Technicians and operators work at consoles in a power grid control room with a mix of analog and digital equipment.

"CI Fortify is timely, actionable guidance that helps organizations protect their networks and critical services from cyber threat actors that aim to degrade or disrupt infrastructure," CISA Acting Director Nick Andersen said.

CISA launches CI Fortify as a planning framework

The U.S. Cybersecurity and Infrastructure Security Agency (CISA) on Tuesday launched CI Fortify, a planning framework aimed at critical infrastructure sectors including water, energy, transportation and communications. CISA framed the initiative around a worst-case scenario in which telecommunications, internet, vendors and upstream service providers cannot be trusted and threat actors already have a foothold in the operational technology (OT) network.

Isolation as an emergency planning objective

CISA set isolation as one of two core planning goals for operators. The agency urged operators to plan for the ability to proactively cut OT systems off from third-party and business networks to prevent impacts from spreading and to keep essential services running in a degraded communications environment. Specifically, CISA recommended that operators identify their critical customers — including military and lifeline services — set service delivery targets and update business continuity plans to enable safe operations in isolation for weeks or months at a time.

Recovery: documentation, backups and rehearsed transitions

The second core goal is recovery. CISA advised operators to document systems, back up critical files and rehearse the replacement of components or a transition to manual operations if isolation fails. The guidance also asked operators to share the CI Fortify recommendations with managed service providers, system integrators and vendors so that communications dependencies and practical workarounds can be mapped out in advance.

Industry reaction and the limits of disconnection

Industry voices welcomed the emphasis on continuity but cautioned that disconnection alone would not stop an active intruder. Duncan Greatwood, CEO of Xage Security, said attackers frequently moved through trusted connections, third parties or compromised credentials well before any crisis response began. "If organizations don't have control within the environment, then isolation on its own is not enough," he said. Greatwood added that the most prepared operators would be those that layered control and containment into their environments, building on the direction set out in CISA's earlier zero-trust guidance for OT.

CISA highlighted a parallel benefit of the CI Fortify approach: operators who invest in the recommended capabilities "end up with infrastructure that is easier to defend across all disruptions, from cyber-attacks to weather events and routine component failures."

What this means for water, energy, transportation and communications operators, and for their suppliers

  • Water, energy, transportation and communications operators: CISA's guidance asks these operators to plan for sustained isolated operation, to set service delivery targets for critical customers (including military and lifeline services), and to rehearse manual or component-level recovery for weeks or months if required.
  • Managed service providers, system integrators and vendors: The agency explicitly asked operators to share the guidance with these suppliers to map communications dependencies and workable contingencies ahead of an incident.
  • Critical customers (military and lifeline services): The guidance places these customers at the center of continuity planning by asking operators to identify them and set service delivery targets designed to preserve essential functions even during prolonged isolation.
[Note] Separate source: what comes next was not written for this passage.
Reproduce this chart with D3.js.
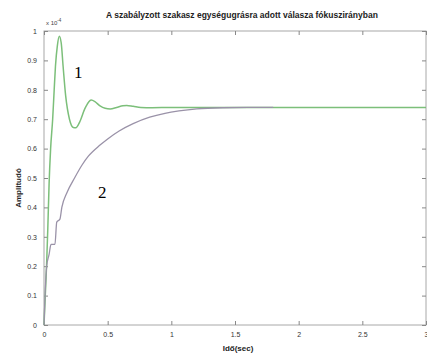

CISA's message is both practical and pointed: plan now for operating disconnected from untrusted telecommunications, internet and upstream services, and rehearse the recovery steps you would need if isolation does not stop an adversary. As CISA Acting Director Nick Andersen put it, the agency "strongly encourage[s] organizations to review this guidance, implement the recommended actions and collaborate with CISA to strengthen CI defenses against opportunistic threat actors."